Nine of the Danbury 11 are fighting deportation with an aggressive legal strategy developed by Yale's Jerome N. Frank Legal Services Organization. Two were voluntarily deported shortly after the raid and the others were detained for two to five weeks before being released on bail ranging from $1,500 to $15,000.

Another immigrant, who was picked up in what his lawyers call an illegal traffic stop in February in Danbury, also is a plaintiff in the civil rights lawsuit.

During the press conference Wednesday, Juan Barrera, one of the Danbury 11, described being picked up by a man seeking workers to tear down a fence. He got into the man's van - his lawyers say the man was an undercover Danbury police officer - and was driven to a supposed construction site, where he was arrested and shackled.

"We were surprised and frightened because we didn't know what was happening," Barrera said through an interpreter.

He and the other workers were treated poorly, denied phone calls and not told for days why they were being detained, he said.

Several immigrant activists said a climate of fear now pervades the immigrant community in Danbury. Franklin Pena, an Ecuadorian immigrant, said the city is facing challenges because of immigration, but racial profiling is not the answer.

"Even if we have something like this," he said, holding up his U.S. passport, "it doesn't matter."

Many of the points in the civil lawsuit are the same ones being pressed by the Yale lawyers fighting deportation on behalf of the men. The lawyers are seeking a hearing in federal immigration court to raise constitutional questions and suppress evidence against their clients.
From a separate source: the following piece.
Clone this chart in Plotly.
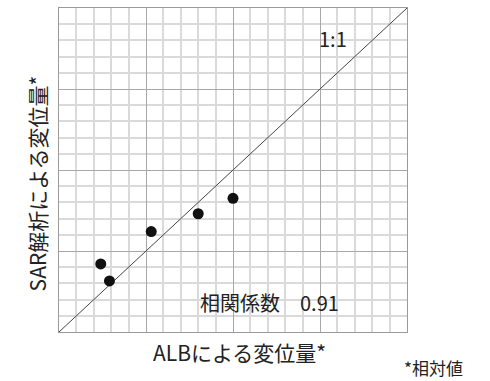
import plotly.graph_objects as go

# Displacement estimates (relative units)
alb_disp = [2.4, 2.9, 5.3, 8.0, 10.0]
sar_disp = [4.2, 3.15, 6.2, 7.3, 8.25]
axis_range = [0, 20]
one_to_one = [0, 20]

FONT = "Noto Sans CJK JP"
TEXT_COLOR = "#222222"

fig = go.Figure()

# 1:1 reference line
fig.add_trace(go.Scatter(
    x=one_to_one, y=one_to_one, mode="lines",
    line=dict(color="#444444", width=1), hoverinfo="skip", showlegend=False,
))
# Observations
fig.add_trace(go.Scatter(
    x=alb_disp, y=sar_disp, mode="markers",
    marker=dict(color="#111111", size=11), showlegend=False,
))

axis_style = dict(
    range=axis_range, dtick=5, showticklabels=False, ticks="",
    showgrid=True, gridcolor="#a8a8a8", gridwidth=1,
    minor=dict(dtick=1, showgrid=True, gridcolor="#dadada", gridwidth=1.5),
    showline=True, linecolor="#9a9a9a", linewidth=1, mirror=True,
    zeroline=False, fixedrange=True,
)
fig.update_xaxes(**axis_style)
fig.update_yaxes(**axis_style)

fig.add_annotation(x=15.75, y=18.1, xref="x", yref="y", text="1:1", showarrow=False,
                   xanchor="center", yanchor="middle",
                   font=dict(family=FONT, size=20, color=TEXT_COLOR))
fig.add_annotation(x=12.07, y=1.85, xref="x", yref="y", text="相関係数　0.91", showarrow=False,
                   xanchor="center", yanchor="middle",
                   font=dict(family=FONT, size=20, color=TEXT_COLOR))
fig.add_annotation(x=0.52, y=-0.063, xref="paper", yref="paper", text="ALBによる変位量*",
                   showarrow=False, xanchor="center", yanchor="middle",
                   font=dict(family=FONT, size=21, color=TEXT_COLOR))
fig.add_annotation(x=1.075, y=-0.11, xref="paper", yref="paper", text="*相対値",
                   showarrow=False, xanchor="center", yanchor="middle",
                   font=dict(family=FONT, size=17, color=TEXT_COLOR))
fig.add_annotation(x=-0.062, y=0.46, xref="paper", yref="paper", text="SAR解析による変位量*",
                   showarrow=False, textangle=-90, xanchor="center", yanchor="middle",
                   font=dict(family=FONT, size=21, color=TEXT_COLOR))

fig.update_layout(
    width=490, height=381,
    margin=dict(l=59, r=83, t=8, b=49),
    paper_bgcolor="white", plot_bgcolor="white",
    showlegend=False,
)

fig.write_html("out.html")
At an immigration court hearing on the issue in Hartford earlier this month, John Marley, a lawyer for ICE, accused the Yale lawyers of omitting crucial facts about how the raid took place, even accusing them of "fraud."

"Someone's hiding the ball," Marley said.

Rebecca Engels, a Yale law student involved in the case, said Wednesday that ICE is not used to being forced to contest the basic facts of a case.

"I think they were a bit incredulous," she said.

Judge Michael W. Straus is expected to rule Oct. 15 on the request for the hearing.

His ruling also may provide a glimpse of how he will handle the cases of about 30 immigrants arrested in raids in June in New Haven. The Yale group also is representing many of them and is raising some similar issues, such as warrantless arrests and racial profiling.

In the civil rights suit, the plaintiffs are seeking unspecified damages.

The suit claims immigrants have been targeted in a variety of ways in Danbury, including such actions as unequal enforcement of housing codes, traffic stops and shutting down neighborhood volleyball games, a popular sport among Ecuadorians.

"The arrival of new Latino immigrants, and the failure of the federal government to address immigration's local effects, has sparked a backlash from Mayor Boughton's administration, which has targeted, harassed and intimidated these new residents through a number of discriminatory policies," the suit says.

Boughton also blamed the federal government for its failure to enact immigration reform. He has favored tougher border security, financial assistance to cities and a path to citizenship for those here illegally.

In 2005, Boughton was rebuffed by state officials when he asked that state police be authorized to enforce immigration law, as allowed under federal law. He said the city is now considering whether it should seek the same power for its police department.